PHYSICS: variation in value of 'g'

Asked by 24-02-1994 | 5th Jun, 2009, 09:30: PM

Expert Answer:

Apparent gravity is weaker at lower latitudes (nearer the equator), for two reasons. The first is that the surface of the Earth is rotating (i.e. not an inertial frame of reference): some of the gravitational force, therefore, provides centripetal force, keeping objects on the surface (and indeed the surface itself) moving in a circular motion. Consider that if the gravity of the Earth were to shut off, objects would fly off into space in the direction of their motion in accordance with Newton's First Law of Motion. Alternatively, if Earth's gravity were weakened so as to provide only the centripetal force (at, say, the equator where rotational velocity is largest) then objects there would appear to float. At the poles, of course, there is effectively no rotation and so this weakened gravity would contribute only to weight and objects would not float. In this sense, local gravity (gravity at a particular point on the surface of the Earth) felt as weight is gravity due to the Earth's mass minus the centripetal force. A scale or plumb bob measures only this effective gravity. Because rotation velocity (and, thus, centripetal force) decreases as one moves towards the poles local gravity, g, increases from 9.789 m·s−2 at the equator to 9.832 m·s−2 at the poles.
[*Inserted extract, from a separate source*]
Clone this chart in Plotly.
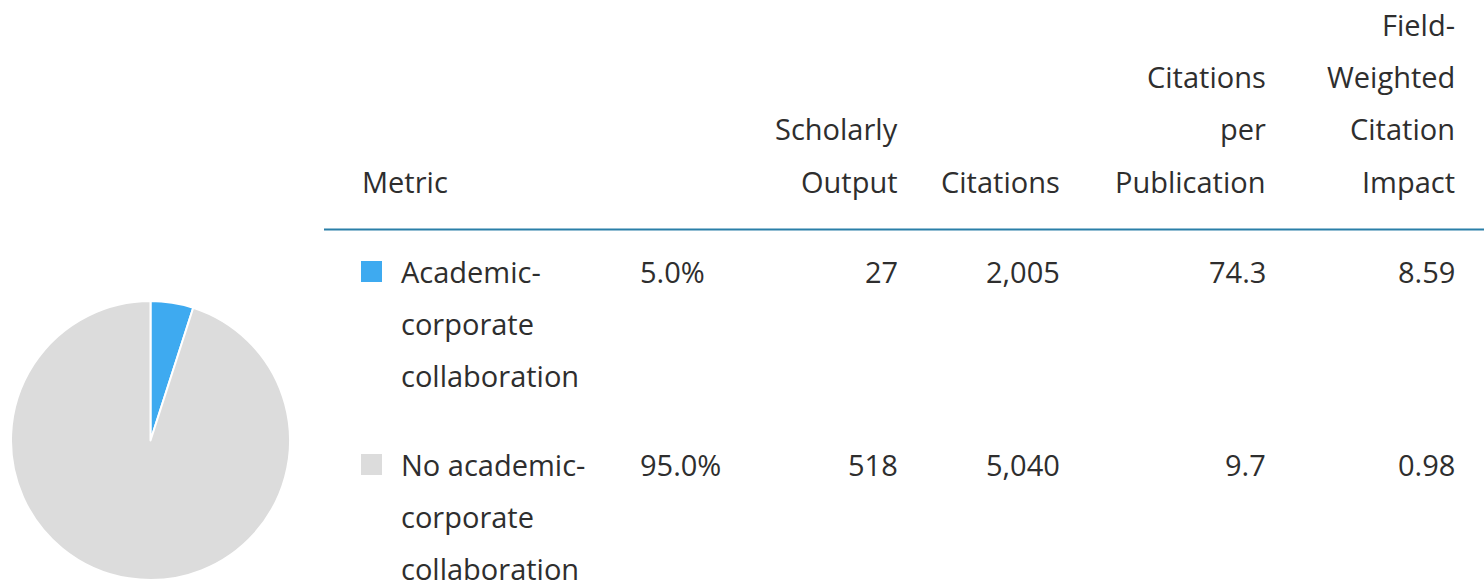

The second major cause for the difference in gravity at different latitudes is that the Earth's equatorial bulge (itself also caused by centrifugal force) causes objects at the equator to be farther from the planet's centre than objects at the poles. Because the force due to gravitational attraction between two bodies (the Earth and the object being weighed) varies inversely with the square of the distance between them, objects at the equator experience a weaker gravitational pull than objects at the poles.